Menurut dia, jika hakim MK hanya menggunakan pendekatan legalistik formal, akan ada pihak yang terus menyiasati hukum agar aturan tidak bisa bekerja secara efektif dan situasi status quo akan terus dipertahankan.
 
Titi menilai rekomendasi bagi KPU dan Bawaslu dalam putusan PHPU Pilpres 2024 mengindikasikan adanya kekosongan hukum oleh penyelenggara pemilu dan penegakan hukum oleh lembaga pengawas pemilu yang komprehensif.
 
Terlebih, kata dia, apabila putusan selalu berakhir dari sisi hakim yang hanya memandang secara sisi hukum, keadilan dalam perkara sengketa pemilu tidak akan pernah hadir.
 
Maka dari itu, lanjut Titi, para hakim MK dalam menangani perkara PHPU pada masa mendatang perlu menggunakan pendekatan pemilu yang progresif yang bertujuan dalam aspek perbaikan serta pemulihan pada masa depan.
 
"Jadi, ketika hakim mampu berpegangan pada prinsip asas dan fundamental soal keadilan dan kesetaraan kompetisi, situasi kekosongan dan ketiadaan hukum tidak menjadi hambatan untuk menghadirkan keadilan," kata dia.

Baca juga: Haedar sebut penerimaan putusan PHPU Pilpres cerminkan kenegarawanan
Baca juga: Pakar hukum UGM sebut putusan sengketa pilpres amanatkan sejumlah PR
 
Sebelumnya, MK memutus dua perkara sengketa Pilpres 2024 yang diajukan oleh Anies Baswedan-Muhaimin Iskandar dan Ganjar Pranowo-Mahfud Md.
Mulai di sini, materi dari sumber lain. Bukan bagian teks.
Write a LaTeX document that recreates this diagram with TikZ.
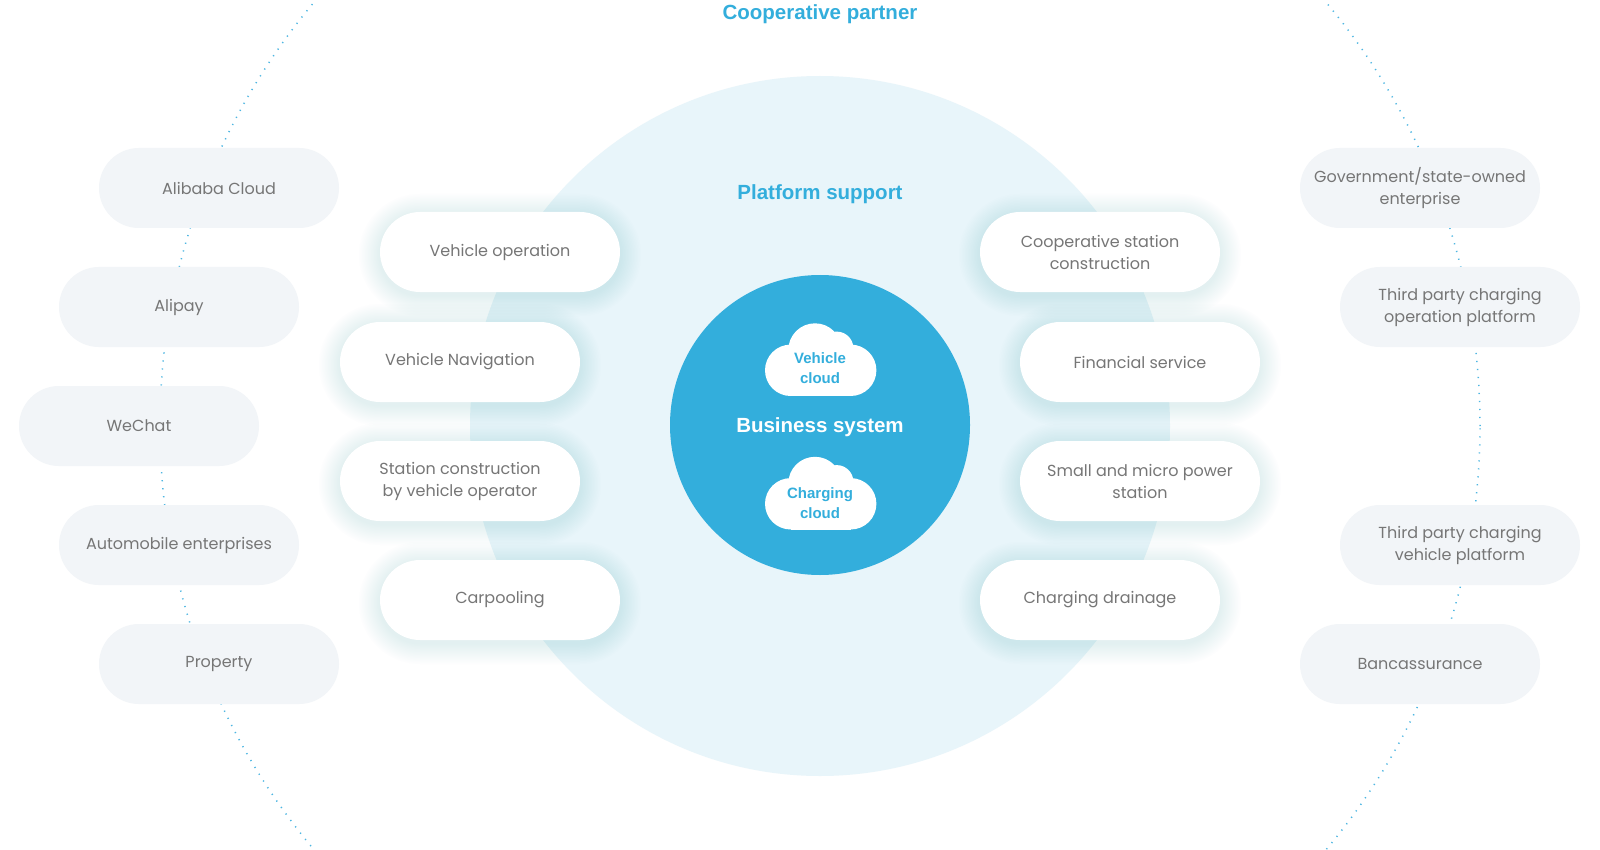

Sidang pembacaan putusan dipimpin oleh Ketua MK Suhartoyo.
 
Dalam amar putusannya, MK menolak seluruh permohonan yang diajukan Anies-Muhaimin dan Ganjar-Pranowo. Menurut MK, permohonan kedua kubu tersebut tidak beralasan menurut hukum untuk seluruhnya.
 
Atas putusan itu, terdapat pendapat berbeda (dissenting opinion) dari tiga hakim konstitusi: Saldi Isra, Enny Nurbaningsih, dan Arief Hidayat. Pada intinya, ketiga hakim konstitusi tersebut menyatakan seharusnya MK memerintahkan pemungutan suara ulang di beberapa daerah.
 
Dalam petitumnya, Ganjar-Mahfud maupun Anies-Muhaimin pada intinya meminta MK membatalkan Keputusan KPU Nomor 360 Tahun 2024 tentang Penetapan Hasil Pemilihan Umum Presiden dan Wakil Presiden Tahun 2024.
 
Mereka juga memohon MK mendiskualifikasi pasangan Prabowo Subianto-Gibran Rakabuming Raka sebagai peserta Pilpres 2024, kemudian meminta MK memerintahkan kepada KPU melakukan pemungutan suara ulang Pilpres 2024 tanpa mengikutsertakan Prabowo-Gibran.